Библиотека Живое слово
Серебряный век

Вы здесь: Серебряный век >> София Парнок >> Критика >> Ходасевич


Критика

Андрей Полянин

Ходасевич

Все мы гоголевским сумасшедшим научены, что «луна делается в Гамбурге». Но где тот Гамбург, где изготовляются крылатые словечки пошлости? Откуда пошло это комариное жужжание о Ходасевиче: «поэт для немногих»? Много раз я слышала и по сию пору слышу эту кличку, неоднократно повторялась она в печати, кем именно — не помню, запомнилось мне только, что и в заметке покойного Гумилева о «Счастливом Домике», напечатанной, если не ошибаюсь, в «Аполлоне», не обошлось без «поэта для немногих»7. Не хочу думать, что от Гумилева это в ход пошло. Так или иначе, эта кличка так вжужжалась в память, что появись где-нибудь статья под названием: «Поэт для немногих» (а уж наверное такая появится, если уже не появилась), не читая ее, смекнёшь, что она — о Ходасевиче.

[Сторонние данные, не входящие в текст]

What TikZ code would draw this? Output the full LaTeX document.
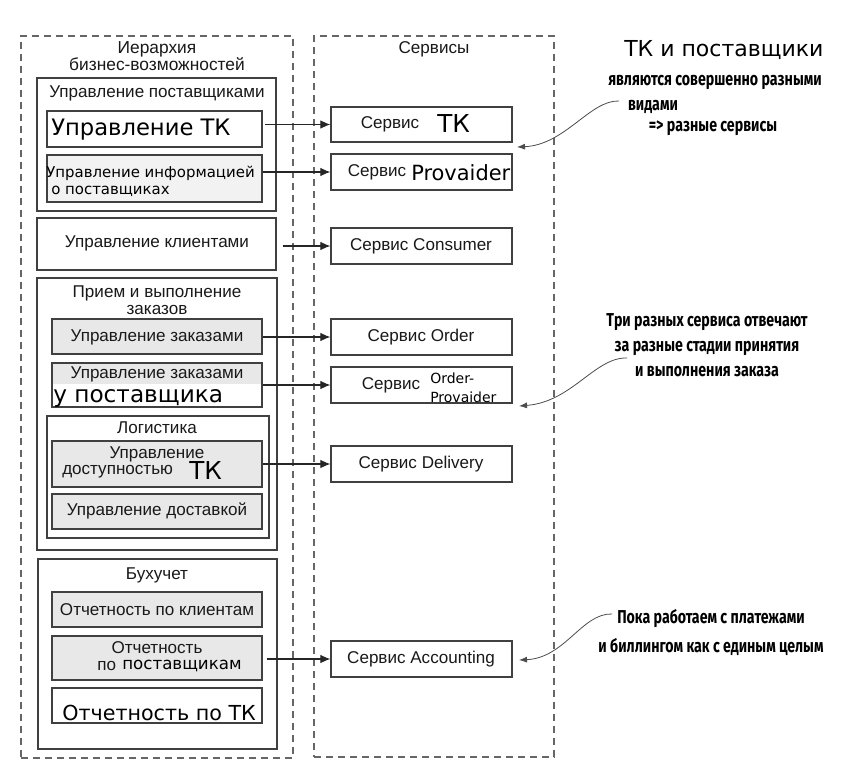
\documentclass[tikz,border=0pt]{standalone}
\usepackage{fontspec}
\setmainfont{Liberation Sans}
\newfontfamily\dvfont{DejaVu Sans}
\newfontfamily\annfont[FakeStretch=0.76]{Fira Sans}
\usetikzlibrary{arrows.meta,fit}
\begin{document}
\begin{tikzpicture}[x=0.75pt,y=-0.75pt,
  box/.style={draw=black!75, line width=1pt, inner sep=0pt},
  graybox/.style={box, fill=black!9},
  container/.style={draw=black!60, line width=0.8pt, dash pattern=on 5pt off 4pt, inner sep=0pt},
  lbl/.style={font=\fontsize{12.8}{12.8}\selectfont, text=black!90, inner sep=0pt},
  big/.style={font=\dvfont\fontsize{17}{19}\selectfont, text=black, inner sep=0pt},
  mid/.style={font=\dvfont\fontsize{11.2}{13.5}\selectfont, text=black, inner sep=0pt},
  note/.style={font=\annfont\bfseries\fontsize{14}{18.75}\selectfont, text=black, inner sep=0pt, align=center},
  conn/.style={-{Latex[length=7.5pt,width=6.5pt]}, line width=0.8pt, draw=black!85},
  notearrow/.style={-{Latex[length=6pt,width=4.5pt]}, line width=0.6pt, draw=black!70},
]
\fill[white] (0,0) rectangle (851,774);
\useasboundingbox (0,0) rectangle (851,774);

% containers
\node[container, fit={(21,36) (293,758)}] (hier) {};
\node[container, fit={(314,36) (554,757)}] (svc) {};
\node[lbl, align=center, font=\fontsize{13}{12.8}\selectfont] (hiert) at (157,56) {Иерархия\\бизнес-возможностей};
\node[lbl] (svct) at (434,49) {Сервисы};

% group: suppliers
\node[box, fit={(37,78) (276,211)}] (gsup) {};
\node[lbl] (gsupt) at (157,93) {Управление поставщиками};
\node[box, fill=white, fit={(47,111) (262,147)}] (lTK) {};
\node[big, anchor=west] (lTKt) at (51,130) {Управление ТК};
\node[box, fill=black!5, fit={(47,155) (262,202)}] (lInfo) {};
\node[mid, anchor=west] (lInfot1) at (46,173) {Управление информацией};
\node[mid, anchor=west] (lInfot2) at (51,191) {о поставщиках};

% clients
\node[box, fit={(37,218) (276,270)}] (lCli) {};
\node[lbl] (lClit) at (157,243) {Управление клиентами};

% group: orders
\node[box, fit={(37,278) (277,550)}] (gord) {};
\node[lbl, align=center] (gordt) at (157,300) {Прием и выполнение\\заказов};
\node[graybox, fit={(52,319) (262,354)}] (lOrd) {};
\node[lbl] (lOrdt) at (157,337) {Управление заказами};
\node[graybox, fit={(52,363) (262,407)}] (lOP) {};
\fill[white] (53,384) rectangle (261,406);
\node[lbl] (lOPt1) at (157,374) {Управление заказами};
\node[big, anchor=west, font=\dvfont\fontsize{17.4}{19}\selectfont] (lOPt2) at (53,398) {у поставщика};

% group: logistics
\node[box, fit={(47,416) (269,538)}] (glog) {};
\node[lbl] (glogt) at (157,428) {Логистика};
\node[graybox, fit={(52,441) (262,487)}] (lAv) {};
\node[lbl] (lAvt1) at (157,454) {Управление};
\node[lbl, anchor=west] (lAvt2) at (62,472) {доступностью};
\node[big, anchor=west, font=\dvfont\fontsize{18.5}{20}\selectfont] (lAvt3) at (189,471) {ТК};
\node[graybox, fit={(52,494) (262,529)}] (lDel) {};
\node[lbl] (lDelt) at (157,511) {Управление доставкой};

% group: accounting
\node[box, fit={(38,559) (277,749)}] (gacc) {};
\node[lbl] (gacct) at (157,575) {Бухучет};
\node[graybox, fit={(52,592) (262,627)}] (lRC) {};
\node[lbl] (lRCt) at (157,610) {Отчетность по клиентам};
\node[graybox, fit={(52,636) (262,680)}] (lRS) {};
\node[lbl] (lRSt1) at (157,648) {Отчетность};
\node[lbl, anchor=west] (lRSt2) at (97,666) {по};
\node[mid, anchor=west, font=\dvfont\fontsize{12.5}{14}\selectfont] (lRSt3) at (122,666) {поставщикам};
\node[box, fill=white, fit={(52,688) (262,723)}] (lRT) {};
\node[big, anchor=west, font=\dvfont\fontsize{15.5}{17}\selectfont] (lRTt) at (62,713) {Отчетность по ТК};

% services
\node[box, fit={(331,107) (512,142)}] (sTK) {};
\node[lbl] (sTKt1) at (390,124) {Сервис};
\node[big, anchor=west, font=\dvfont\fontsize{18.5}{20}\selectfont] (sTKt2) at (437,124) {ТК};
\node[box, fit={(331,154) (512,190)}] (sProv) {};
\node[lbl] (sProvt1) at (377,172) {Сервис};
\node[big, anchor=west, font=\dvfont\fontsize{15.7}{17}\selectfont] (sProvt2) at (411,173) {Provaider};
\node[box, fit={(331,228) (512,264)}] (sCons) {};
\node[lbl] (sConst) at (421,246) {Сервис Consumer};
\node[box, fit={(331,319) (512,355)}] (sOrd) {};
\node[lbl] (sOrdt) at (421,337) {Сервис Order};
\node[box, fit={(331,367) (512,403)}] (sOP) {};
\node[lbl] (sOPt1) at (391,385) {Сервис};
\node[mid, anchor=west, font=\dvfont\fontsize{10.5}{12}\selectfont] (sOPt2) at (430,378) {Order-};
\node[mid, anchor=west, font=\dvfont\fontsize{10.5}{12}\selectfont] (sOPt3) at (430,397) {Provaider};
\node[box, fit={(331,446) (512,482)}] (sDel) {};
\node[lbl] (sDelt) at (421,464) {Сервис Delivery};
\node[box, fit={(331,641) (512,677)}] (sAcc) {};
\node[lbl] (sAcct) at (421,659) {Сервис Accounting};

% connectors
\draw[conn, shorten <=2pt] (lTK.east |- sTK.west) -- (sTK.west);
\draw[conn] (lInfo.east |- sProv.west) -- (sProv.west);
\draw[conn, shorten <=4.5pt] (lCli.east |- sCons.west) -- (sCons.west);
\draw[conn] (lOrd.east |- sOrd.west) -- (sOrd.west);
\draw[conn] (lOP.east |- sOP.west) -- (sOP.west);
\draw[conn] (lAv.east |- sDel.west) -- (sDel.west);
\draw[conn, shorten <=3pt] (lRS.east |- sAcc.west) -- (sAcc.west);

% annotations
\node[big, anchor=west, font=\dvfont\fontsize{16.5}{18}\selectfont] (n1t) at (624,50) {ТК и поставщики};
\node[note] (n1a) at (715,82) {являются совершенно разными};
\node[note] (n1b) at (653,107) {видами};
\node[note] (n1c) at (713,128) {=> разные сервисы};
\coordinate (n1s) at (619,101);
\coordinate (n1e) at (517,147);
\draw[notearrow] (n1s) .. controls (590,100) and (565,145) .. (n1e);

\node[note] (n2) at (707,345) {Три разных сервиса отвечают\\за разные стадии принятия\\и выполнения заказа};
\coordinate (n2s) at (627,358);
\coordinate (n2e) at (519,406);
\draw[notearrow] (n2s) .. controls (595,357) and (572,402) .. (n2e);

\node[note, font=\annfont\bfseries\fontsize{14}{21.75}\selectfont] (n3) at (711,632) {Пока работаем с платежами\\и биллингом как с единым целым};
\coordinate (n3s) at (612,614);
\coordinate (n3e) at (519,660);
\draw[notearrow] (n3s) .. controls (582,613) and (565,658) .. (n3e);
\end{tikzpicture}
\end{document}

Вопрос — для многих или немногих стал и будет поэтом Ходасевич, теперь, в пору перерождения целого ряда основных понятий, и в частности понятия идеологической сущности поэзии, приобретает особенную остроту. Близок час, когда, произнося те или иные слова, мы уже утратим возможность с помощью их уславливаться в понятиях, ибо многие, столь прекрасные и кровные для нас слова будут жить для грядущего поколения только фонетически, и потомки наши, чтобы понять логический смысл иных звуков, имевших над нами неотразимую власть, должны будут рыться в толковом словаре. Недаром врезалась мне в сердце последняя фраза речи, произнесенной Ходасевичем в Петербурге на Пушкинском вечере 14-го февраля 1921 года: «И наше желание сделать день смерти Пушкина днем всенародного празднования, отчасти, мне думается, подсказано тем же предчувствием: это мы уславливаемся, каким именем нам аукаться, как нам перекликаться в надвигающемся мраке.»8

Кто это «мы», кому предстоит искать и — верю! — находить друг друга по этому заветному слову? Мы — последний цвет, распустившийся под солнцем Пушкина, последние, на ком еще играет его прощальный луч, последние хранители высокой, ныне отживающей традиции. Должна сделать оговорку для тех, кто заупрямятся понять эти строки и захотят усмотреть в этом определении самодовольную уверенность, что с «нами» кончается русская поэзия. — Отнюдь не беру на себя смелости ни предрешать ее новые возможности, ни определять, какое место в истории нашего литературного периода суждено занять лучшим из нас: называя нас «последним цветом», я имею в виду не столько нашу художественную ценность, сколько наши родовые особенности. — С нами отмирает, конечно, не поэзия, как художественное творчество, а пушкинский период ее, т<о> е<сть> поэзия — как духовный подвиг.


И новое младое племя
Меж тем на солнце расцвело, —


солнце этого «нового младого племени» — не солнце Пушкина. Мы — те, кому на долю выпало печальное счастье быть последними вроде.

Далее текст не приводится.